**Work instructions:** Omit all images. Write out the rest of the material exactly.
= = =
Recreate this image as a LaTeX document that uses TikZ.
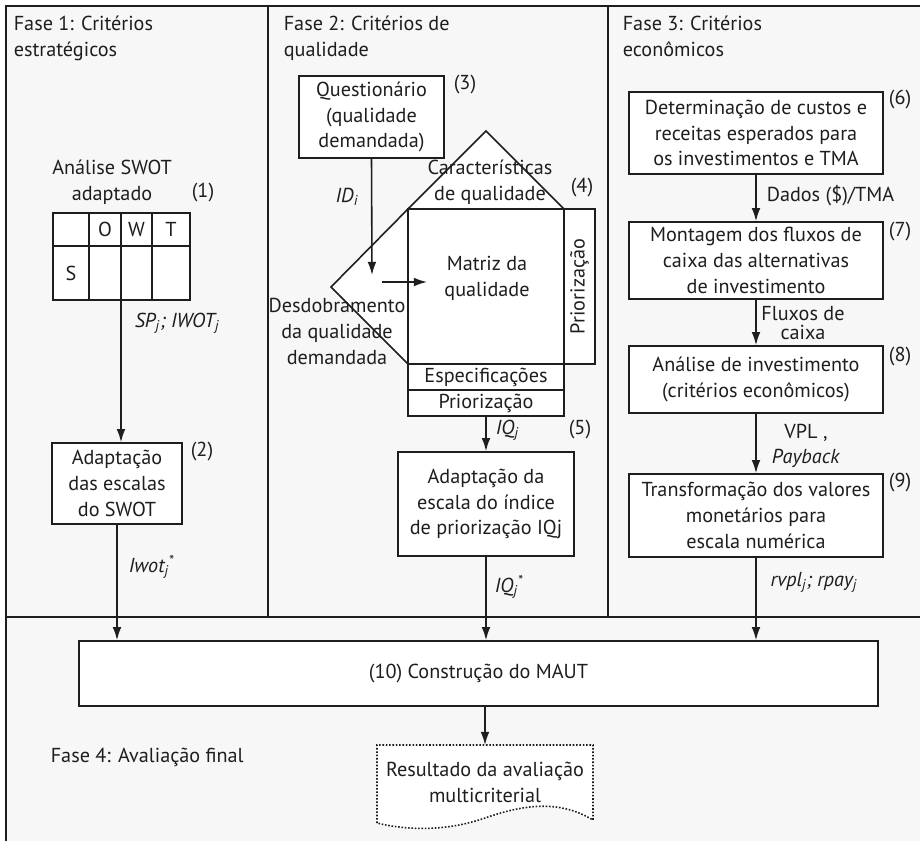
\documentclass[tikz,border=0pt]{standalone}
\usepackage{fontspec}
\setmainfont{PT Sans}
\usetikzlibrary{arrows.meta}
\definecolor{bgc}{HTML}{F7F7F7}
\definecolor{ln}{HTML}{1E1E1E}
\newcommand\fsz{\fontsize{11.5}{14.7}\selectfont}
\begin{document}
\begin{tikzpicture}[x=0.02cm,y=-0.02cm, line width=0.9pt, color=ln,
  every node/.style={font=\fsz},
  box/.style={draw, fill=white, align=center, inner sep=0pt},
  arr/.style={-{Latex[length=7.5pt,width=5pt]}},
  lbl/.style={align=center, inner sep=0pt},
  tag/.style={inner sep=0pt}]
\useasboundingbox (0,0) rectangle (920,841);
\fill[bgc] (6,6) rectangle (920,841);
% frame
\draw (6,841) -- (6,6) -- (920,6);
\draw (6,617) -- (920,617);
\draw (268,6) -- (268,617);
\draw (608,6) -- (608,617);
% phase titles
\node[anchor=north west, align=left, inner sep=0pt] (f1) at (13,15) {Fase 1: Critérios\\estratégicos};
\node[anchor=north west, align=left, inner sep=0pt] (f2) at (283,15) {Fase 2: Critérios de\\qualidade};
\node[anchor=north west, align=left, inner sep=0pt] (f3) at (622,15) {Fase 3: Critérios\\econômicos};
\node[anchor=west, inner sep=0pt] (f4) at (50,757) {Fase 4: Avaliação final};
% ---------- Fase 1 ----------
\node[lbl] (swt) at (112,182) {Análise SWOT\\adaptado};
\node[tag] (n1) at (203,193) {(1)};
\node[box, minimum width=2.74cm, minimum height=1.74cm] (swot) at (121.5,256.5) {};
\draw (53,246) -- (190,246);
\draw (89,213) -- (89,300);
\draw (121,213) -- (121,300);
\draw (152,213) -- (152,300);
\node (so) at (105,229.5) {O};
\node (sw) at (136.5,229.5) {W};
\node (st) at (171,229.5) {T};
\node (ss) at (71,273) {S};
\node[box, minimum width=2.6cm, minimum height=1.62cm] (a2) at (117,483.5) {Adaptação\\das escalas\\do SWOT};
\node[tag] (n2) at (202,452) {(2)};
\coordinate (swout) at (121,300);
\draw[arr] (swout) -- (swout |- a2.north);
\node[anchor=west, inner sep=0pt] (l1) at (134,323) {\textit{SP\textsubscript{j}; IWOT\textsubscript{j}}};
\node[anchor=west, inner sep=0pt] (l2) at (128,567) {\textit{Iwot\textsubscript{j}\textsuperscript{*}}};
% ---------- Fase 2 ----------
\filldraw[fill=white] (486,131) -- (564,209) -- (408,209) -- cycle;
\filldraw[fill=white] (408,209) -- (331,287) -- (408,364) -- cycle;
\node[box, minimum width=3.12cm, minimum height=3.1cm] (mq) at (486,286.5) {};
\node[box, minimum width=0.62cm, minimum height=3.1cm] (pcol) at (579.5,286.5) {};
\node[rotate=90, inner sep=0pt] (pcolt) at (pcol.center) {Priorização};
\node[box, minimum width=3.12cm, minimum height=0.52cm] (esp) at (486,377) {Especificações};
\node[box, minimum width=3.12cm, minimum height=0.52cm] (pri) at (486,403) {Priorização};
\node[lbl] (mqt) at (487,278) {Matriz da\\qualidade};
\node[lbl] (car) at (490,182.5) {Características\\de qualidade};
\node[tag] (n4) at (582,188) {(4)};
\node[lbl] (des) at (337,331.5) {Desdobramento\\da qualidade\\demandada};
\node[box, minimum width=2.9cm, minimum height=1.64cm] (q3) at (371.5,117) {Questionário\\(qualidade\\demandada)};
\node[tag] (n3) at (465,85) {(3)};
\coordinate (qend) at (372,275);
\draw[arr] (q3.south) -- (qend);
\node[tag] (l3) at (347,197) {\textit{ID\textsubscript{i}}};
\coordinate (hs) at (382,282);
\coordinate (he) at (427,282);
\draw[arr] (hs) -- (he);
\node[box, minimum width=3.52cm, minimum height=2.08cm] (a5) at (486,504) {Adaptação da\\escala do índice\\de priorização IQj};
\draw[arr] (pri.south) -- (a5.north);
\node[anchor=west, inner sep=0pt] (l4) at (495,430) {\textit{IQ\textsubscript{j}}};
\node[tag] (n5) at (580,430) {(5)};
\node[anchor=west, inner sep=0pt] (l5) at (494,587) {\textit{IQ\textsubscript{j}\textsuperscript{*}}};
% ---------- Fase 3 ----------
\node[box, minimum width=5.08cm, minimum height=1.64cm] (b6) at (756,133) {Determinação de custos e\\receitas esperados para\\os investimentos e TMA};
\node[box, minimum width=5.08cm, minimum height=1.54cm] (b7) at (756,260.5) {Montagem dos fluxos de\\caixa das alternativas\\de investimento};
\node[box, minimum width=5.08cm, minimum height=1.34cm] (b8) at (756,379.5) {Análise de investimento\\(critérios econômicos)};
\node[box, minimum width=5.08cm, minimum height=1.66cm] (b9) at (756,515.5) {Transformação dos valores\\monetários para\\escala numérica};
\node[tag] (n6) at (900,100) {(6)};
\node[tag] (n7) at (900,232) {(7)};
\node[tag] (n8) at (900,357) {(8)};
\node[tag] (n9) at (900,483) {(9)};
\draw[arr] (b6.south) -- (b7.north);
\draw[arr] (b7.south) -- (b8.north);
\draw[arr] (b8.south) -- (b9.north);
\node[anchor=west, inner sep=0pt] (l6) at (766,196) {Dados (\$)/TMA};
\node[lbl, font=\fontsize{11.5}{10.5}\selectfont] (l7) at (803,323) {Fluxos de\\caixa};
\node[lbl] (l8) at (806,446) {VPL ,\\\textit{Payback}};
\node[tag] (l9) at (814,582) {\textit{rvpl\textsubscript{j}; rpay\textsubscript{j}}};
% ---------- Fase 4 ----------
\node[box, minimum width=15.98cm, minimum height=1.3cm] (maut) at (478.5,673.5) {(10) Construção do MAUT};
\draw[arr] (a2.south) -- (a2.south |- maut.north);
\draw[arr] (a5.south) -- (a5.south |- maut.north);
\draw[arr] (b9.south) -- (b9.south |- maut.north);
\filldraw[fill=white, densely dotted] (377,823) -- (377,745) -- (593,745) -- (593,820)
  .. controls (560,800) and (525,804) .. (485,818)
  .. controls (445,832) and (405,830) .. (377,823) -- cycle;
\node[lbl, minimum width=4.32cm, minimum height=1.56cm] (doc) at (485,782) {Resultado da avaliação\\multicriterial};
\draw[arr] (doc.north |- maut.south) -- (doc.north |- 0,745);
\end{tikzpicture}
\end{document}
= = =
**Result:**
Recreate this image as a LaTeX document that uses TikZ.
\documentclass[tikz,border=0pt]{standalone}
\usepackage{fontspec}
\setmainfont{PT Sans}
\usetikzlibrary{arrows.meta}
\definecolor{bgc}{HTML}{F7F7F7}
\definecolor{ln}{HTML}{1E1E1E}
\newcommand\fsz{\fontsize{11.5}{14.7}\selectfont}
\begin{document}
\begin{tikzpicture}[x=0.02cm,y=-0.02cm, line width=0.9pt, color=ln,
  every node/.style={font=\fsz},
  box/.style={draw, fill=white, align=center, inner sep=0pt},
  arr/.style={-{Latex[length=7.5pt,width=5pt]}},
  lbl/.style={align=center, inner sep=0pt},
  tag/.style={inner sep=0pt}]
\useasboundingbox (0,0) rectangle (920,841);
\fill[bgc] (6,6) rectangle (920,841);
% frame
\draw (6,841) -- (6,6) -- (920,6);
\draw (6,617) -- (920,617);
\draw (268,6) -- (268,617);
\draw (608,6) -- (608,617);
% phase titles
\node[anchor=north west, align=left, inner sep=0pt] (f1) at (13,15) {Fase 1: Critérios\\estratégicos};
\node[anchor=north west, align=left, inner sep=0pt] (f2) at (283,15) {Fase 2: Critérios de\\qualidade};
\node[anchor=north west, align=left, inner sep=0pt] (f3) at (622,15) {Fase 3: Critérios\\econômicos};
\node[anchor=west, inner sep=0pt] (f4) at (50,757) {Fase 4: Avaliação final};
% ---------- Fase 1 ----------
\node[lbl] (swt) at (112,182) {Análise SWOT\\adaptado};
\node[tag] (n1) at (203,193) {(1)};
\node[box, minimum width=2.74cm, minimum height=1.74cm] (swot) at (121.5,256.5) {};
\draw (53,246) -- (190,246);
\draw (89,213) -- (89,300);
\draw (121,213) -- (121,300);
\draw (152,213) -- (152,300);
\node (so) at (105,229.5) {O};
\node (sw) at (136.5,229.5) {W};
\node (st) at (171,229.5) {T};
\node (ss) at (71,273) {S};
\node[box, minimum width=2.6cm, minimum height=1.62cm] (a2) at (117,483.5) {Adaptação\\das escalas\\do SWOT};
\node[tag] (n2) at (202,452) {(2)};
\coordinate (swout) at (121,300);
\draw[arr] (swout) -- (swout |- a2.north);
\node[anchor=west, inner sep=0pt] (l1) at (134,323) {\textit{SP\textsubscript{j}; IWOT\textsubscript{j}}};
\node[anchor=west, inner sep=0pt] (l2) at (128,567) {\textit{Iwot\textsubscript{j}\textsuperscript{*}}};
% ---------- Fase 2 ----------
\filldraw[fill=white] (486,131) -- (564,209) -- (408,209) -- cycle;
\filldraw[fill=white] (408,209) -- (331,287) -- (408,364) -- cycle;
\node[box, minimum width=3.12cm, minimum height=3.1cm] (mq) at (486,286.5) {};
\node[box, minimum width=0.62cm, minimum height=3.1cm] (pcol) at (579.5,286.5) {};
\node[rotate=90, inner sep=0pt] (pcolt) at (pcol.center) {Priorização};
\node[box, minimum width=3.12cm, minimum height=0.52cm] (esp) at (486,377) {Especificações};
\node[box, minimum width=3.12cm, minimum height=0.52cm] (pri) at (486,403) {Priorização};
\node[lbl] (mqt) at (487,278) {Matriz da\\qualidade};
\node[lbl] (car) at (490,182.5) {Características\\de qualidade};
\node[tag] (n4) at (582,188) {(4)};
\node[lbl] (des) at (337,331.5) {Desdobramento\\da qualidade\\demandada};
\node[box, minimum width=2.9cm, minimum height=1.64cm] (q3) at (371.5,117) {Questionário\\(qualidade\\demandada)};
\node[tag] (n3) at (465,85) {(3)};
\coordinate (qend) at (372,275);
\draw[arr] (q3.south) -- (qend);
\node[tag] (l3) at (347,197) {\textit{ID\textsubscript{i}}};
\coordinate (hs) at (382,282);
\coordinate (he) at (427,282);
\draw[arr] (hs) -- (he);
\node[box, minimum width=3.52cm, minimum height=2.08cm] (a5) at (486,504) {Adaptação da\\escala do índice\\de priorização IQj};
\draw[arr] (pri.south) -- (a5.north);
\node[anchor=west, inner sep=0pt] (l4) at (495,430) {\textit{IQ\textsubscript{j}}};
\node[tag] (n5) at (580,430) {(5)};
\node[anchor=west, inner sep=0pt] (l5) at (494,587) {\textit{IQ\textsubscript{j}\textsuperscript{*}}};
% ---------- Fase 3 ----------
\node[box, minimum width=5.08cm, minimum height=1.64cm] (b6) at (756,133) {Determinação de custos e\\receitas esperados para\\os investimentos e TMA};
\node[box, minimum width=5.08cm, minimum height=1.54cm] (b7) at (756,260.5) {Montagem dos fluxos de\\caixa das alternativas\\de investimento};
\node[box, minimum width=5.08cm, minimum height=1.34cm] (b8) at (756,379.5) {Análise de investimento\\(critérios econômicos)};
\node[box, minimum width=5.08cm, minimum height=1.66cm] (b9) at (756,515.5) {Transformação dos valores\\monetários para\\escala numérica};
\node[tag] (n6) at (900,100) {(6)};
\node[tag] (n7) at (900,232) {(7)};
\node[tag] (n8) at (900,357) {(8)};
\node[tag] (n9) at (900,483) {(9)};
\draw[arr] (b6.south) -- (b7.north);
\draw[arr] (b7.south) -- (b8.north);
\draw[arr] (b8.south) -- (b9.north);
\node[anchor=west, inner sep=0pt] (l6) at (766,196) {Dados (\$)/TMA};
\node[lbl, font=\fontsize{11.5}{10.5}\selectfont] (l7) at (803,323) {Fluxos de\\caixa};
\node[lbl] (l8) at (806,446) {VPL ,\\\textit{Payback}};
\node[tag] (l9) at (814,582) {\textit{rvpl\textsubscript{j}; rpay\textsubscript{j}}};
% ---------- Fase 4 ----------
\node[box, minimum width=15.98cm, minimum height=1.3cm] (maut) at (478.5,673.5) {(10) Construção do MAUT};
\draw[arr] (a2.south) -- (a2.south |- maut.north);
\draw[arr] (a5.south) -- (a5.south |- maut.north);
\draw[arr] (b9.south) -- (b9.south |- maut.north);
\filldraw[fill=white, densely dotted] (377,823) -- (377,745) -- (593,745) -- (593,820)
  .. controls (560,800) and (525,804) .. (485,818)
  .. controls (445,832) and (405,830) .. (377,823) -- cycle;
\node[lbl, minimum width=4.32cm, minimum height=1.56cm] (doc) at (485,782) {Resultado da avaliação\\multicriterial};
\draw[arr] (doc.north |- maut.south) -- (doc.north |- 0,745);
\end{tikzpicture}
\end{document}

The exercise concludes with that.